Humour humanises, and a bit of it in life doesn’t hurt anyone. Thank Mumbai Police for reminding us that. Thank it again for sending out the subtle message that all government communication need not have majesty and authority written all over. Authorities can interact with citizens at a human level and appear less condescending and less domineering if they give it an honest try.
"Your creepy comments on her photo will get you a long date with us," reads a tweet from the police commissioner. “If you roll, we will weed you out,” goes another. “Be a hero without heroine,” goes yet another. These are a few of the series of recent awareness tweets sent across by the Mumbai Police which have been received with a huge round of applause by the generally cynical social media users. The response shows that the light-hearted communication has managed to catch attention the way the usually glum and grave sarkari talk never did.
The realisation that the social media generation is different from the earlier lot dawned a little late on the Mumbai Police, but it’s catching up quickly. The others who have been on social media for sometime now have not really been able to get in sync with the generation which is intelligent, informed, irreverent and keen to be heard and counted. It is a little low on patience, always in a hurry, opinionated and unforgiving but that’s the nature of the beast. While the others are aware of the platform, its depth and reach, they are totally ignorant of the thought process that keeps it going. Mumbai Police have shown them the way to go.
Now, let’s get serious. Why must everything related to the government be dire? Perhaps it comes from the notion of power its offices and their incumbents possess. Every official position is a unit of power – it could be interpreted as the capacity to influence the lives of others – and what is power if it is not visible and exercised, mostly to the detriment of others? Go to block, district levels, notice how offices function and you get a clear idea what it means. Since it is matter of mindset it holds true in most government offices in urban areas too.
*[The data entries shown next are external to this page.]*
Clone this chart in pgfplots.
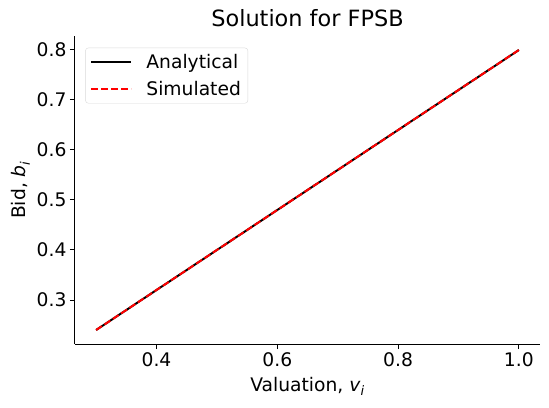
\documentclass[border=0pt]{standalone}
\usepackage{fontspec}
\setmainfont{DejaVu Sans}
\usepackage{pgfplots}
\pgfplotsset{compat=1.18}
\begin{document}
\begin{tikzpicture}
\path[use as bounding box] (-75bp,-64bp) rectangle (474bp,344bp);
\begin{axis}[
  at={(0,0)}, anchor=south west,
  scale only axis, width=465bp, height=308bp,
  xmin=0.265, xmax=1.035, ymin=0.212, ymax=0.828,
  axis x line*=bottom, axis y line*=left,
  axis line style={line width=1bp},
  xtick={0.4,0.6,0.8,1.0}, ytick={0.3,0.4,0.5,0.6,0.7,0.8},
  xticklabel style={/pgf/number format/.cd,fixed,fixed zerofill,precision=1},
  yticklabel style={/pgf/number format/.cd,fixed,fixed zerofill,precision=1},
  /pgf/number format/assume math mode=true,
  tick style={black, line width=1bp},
  major tick length=5bp,
  tick align=outside,
  ticklabel style={font=\fontsize{18.7bp}{21bp}\selectfont},
  xlabel={Valuation, \textit{v}\textsubscript{\textit{i}}},
  ylabel={Bid, \textit{b}\textsubscript{\textit{i}}},
  label style={font=\fontsize{18.7bp}{21bp}\selectfont},
  xlabel style={yshift=-4bp},
  title={Solution for FPSB},
  title style={font=\fontsize{22.4bp}{25bp}\selectfont},
  legend style={font=\fontsize{18.7bp}{21bp}\selectfont, draw=black!15, rounded corners=3bp, inner xsep=5bp, inner ysep=4bp, at={(0.022,0.962)}, anchor=north west, row sep=8bp},
  legend cell align=left,
  legend image code/.code={\draw[#1] (0bp,0bp) -- (40bp,0bp); \path (52bp,0bp);},
]
\addplot[black, line width=2bp] coordinates {
(0.30,0.240) (0.40,0.320) (0.50,0.400) (0.60,0.480) (0.70,0.560) (0.80,0.640) (0.90,0.720) (1.00,0.800)};
\addlegendentry{Analytical}
\addplot[red, line width=2bp, dash pattern=on 7bp off 3bp] coordinates {
(0.30,0.240) (0.40,0.320) (0.50,0.400) (0.60,0.480) (0.70,0.560) (0.80,0.640) (0.90,0.720) (1.00,0.800)};
\addlegendentry{Simulated}
\end{axis}
\end{tikzpicture}
\end{document}
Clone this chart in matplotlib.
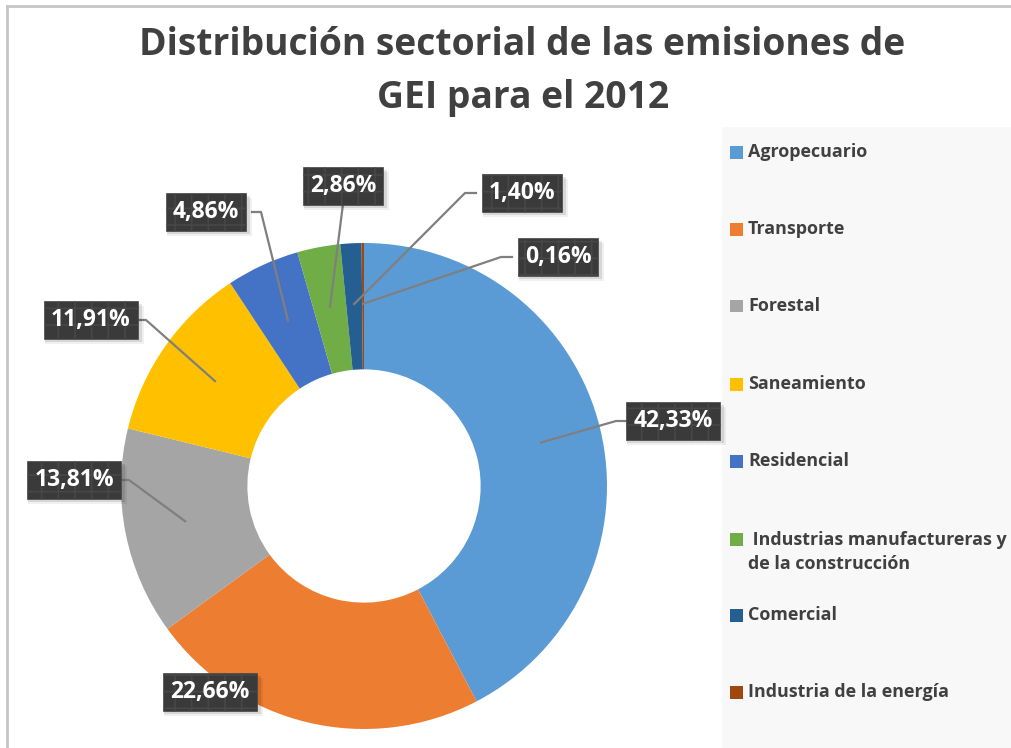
import numpy as np
import matplotlib
matplotlib.use('Agg')
import matplotlib.pyplot as plt
from matplotlib.patches import Rectangle
from matplotlib.lines import Line2D

plt.rcParams['font.family'] = ['Open Sans', 'DejaVu Sans']
plt.rcParams['hatch.linewidth'] = 1.2

sectors = ['Agropecuario', 'Transporte', 'Forestal', 'Saneamiento', 'Residencial',
           ' Industrias manufactureras y\nde la construcción', 'Comercial',
           'Industria de la energía']
shares = [42.33, 22.66, 13.81, 11.91, 4.86, 2.86, 1.40, 0.16]
colors = ['#5B9BD5', '#ED7D31', '#A5A5A5', '#FFC000', '#4472C4', '#70AD47',
          '#255E91', '#9E480E']

W, H = 1011, 748
fig = plt.figure(figsize=(W / 100, H / 100), dpi=100)
fig.patch.set_facecolor('white')


def fx(px):
    return px / W


def fy(py):
    return 1 - py / H


# chart border and legend panel
fig.add_artist(Line2D([fx(7), fx(7)], [fy(6), fy(748)], color='#c6c6c6', lw=2))
fig.add_artist(Line2D([fx(7), fx(1011)], [fy(6), fy(6)], color='#c6c6c6', lw=2))
fig.add_artist(Rectangle((fx(722), 0), 1 - fx(722), fy(127), transform=fig.transFigure,
                         facecolor='#f8f8f8', edgecolor='none', zorder=0))

fig.text(fx(522), fy(45), 'Distribución sectorial de las emisiones de',
         ha='center', va='center', fontsize=26.8, fontweight='bold', color='#404040')
fig.text(fx(523), fy(98), 'GEI para el 2012',
         ha='center', va='center', fontsize=26.8, fontweight='bold', color='#404040')

# donut
cx, cy, R = 364, 486, 243
ax = fig.add_axes([fx(cx - R), fy(cy + R), 2 * R / W, 2 * R / H])
wedges, _ = ax.pie(shares, colors=colors, startangle=90, counterclock=False,
                   radius=1, wedgeprops=dict(width=0.52, edgecolor='none'))
ax.set_xlim(-1, 1)
ax.set_ylim(-1, 1)
ax.axis('off')

# label boxes: centre (px) and where the leader line leaves the box
label_pos = [(673, 421), (210, 692), (74, 480), (91, 320), (206, 212),
             (343, 186), (522, 193), (558, 257)]
leader_side = ['left', None, 'right', 'right', 'right', 'bottom', 'left', 'left']
half_w, half_h = 46, 18

labels = []
for w, val, (lx, ly), side in zip(wedges, shares, label_pos, leader_side):
    mid = np.deg2rad((w.theta1 + w.theta2) / 2)
    wx = cx + R * 0.75 * np.cos(mid)
    wy = cy - R * 0.75 * np.sin(mid)
    if side == 'left':
        pts = [(lx - half_w, ly), (lx - half_w - 11, ly), (wx, wy)]
    elif side == 'right':
        pts = [(lx + half_w, ly), (lx + half_w + 9, ly), (wx, wy)]
    elif side == 'bottom':
        pts = [(lx, ly + half_h), (wx, wy)]
    else:
        pts = []
    if pts:
        fig.add_artist(Line2D([fx(p[0]) for p in pts], [fy(p[1]) for p in pts],
                              color='#7f7f7f', lw=1.6, zorder=3))
    txt = f'{val:.2f}%'.replace('.', ',')
    t = fig.text(fx(lx), fy(ly), txt, ha='center', va='center', fontsize=16.5,
                 fontweight='bold', color='white', zorder=5,
                 bbox=dict(boxstyle='square,pad=0.3', facecolor='#3a3a3a',
                           edgecolor='#474747', hatch='+', lw=0.5))
    labels.append(t)

# soft drop shadow under each label box
fig.canvas.draw()
for t in labels:
    bb = t.get_bbox_patch().get_window_extent()
    for k, a in ((5, 0.06), (3, 0.10)):
        fig.add_artist(Rectangle((bb.x0 / W + 1 / W, (bb.y0 - k) / H),
                                 (bb.width + k) / W, bb.height / H,
                                 transform=fig.transFigure, facecolor='black',
                                 alpha=a, edgecolor='none', zorder=4))

# legend
leg_y = [152, 229, 306, 384, 461, 552, 615, 692]
for name, col, y in zip(sectors, colors, leg_y):
    sy = 539 if '\n' in name else y
    fig.add_artist(Rectangle((fx(730), fy(sy + 6.5)), 13 / W, 13 / H,
                             transform=fig.transFigure, facecolor=col,
                             edgecolor='none'))
    fig.text(fx(748), fy(y), name, ha='left', va='center', fontsize=12.9,
             fontweight='bold', color='#404040', linespacing=1.4)

fig.savefig('out.png', dpi=100)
The lowly peon can harass a villager no end, simply because he controls the access to the officer by the sole merit of standing outside his door. The clerk is the lord of the files, unless he is pleased nothing moves to the next table. The officer has to speak to the illiterate villager in English because that makes him important. To mark the distance from the masses all players in the bureaucracy must behave in a certain way. The behaviour is almost institutionalised across the country.
Humour and casual conversation are a strict no, no in this arrangement since they tend to make equations easy and kill the fear or forced respect that the bureaucracy seeks to have for itself among the ordinary people. So all official language has to be grim and they must reek of superiority. The common folk have to told, not necessarily in words, that they are inferior human beings.
It has created a virtually unbridgeable gap between the government – which is a sum of its offices – and people which it is supposed to serve. It goes without saying that it has helped corruption survive and flourish. If there’s a sense of alienation among the ordinary people from the government, the blame rests solely on how it communicates with them. The extent of public anger against this was visible during the anti-corruption movement of Anna Hazare four years ago.
The times have changed. If the earlier generation was respectful to officials and bureaucratic niceties, that’s not the case with the new one. It is intelligent and cannot be fooled by officialese. Technology has given it the power to network, which is proving to be strong counterforce to institutionalised firewalling. It is not as helpless as the earlier one generation. To boot, it has the audacity to question. If the government wants a conversation it has to be in their language and wavelength.
There are clear indications that this generation won’t be cowed down easily. And it won’t be averse to a call for combat either. If the government is keen on being in constant dialogue with this generation and understand it has to dump its ego. Mumbai Police has shown how to do it. Others must follow.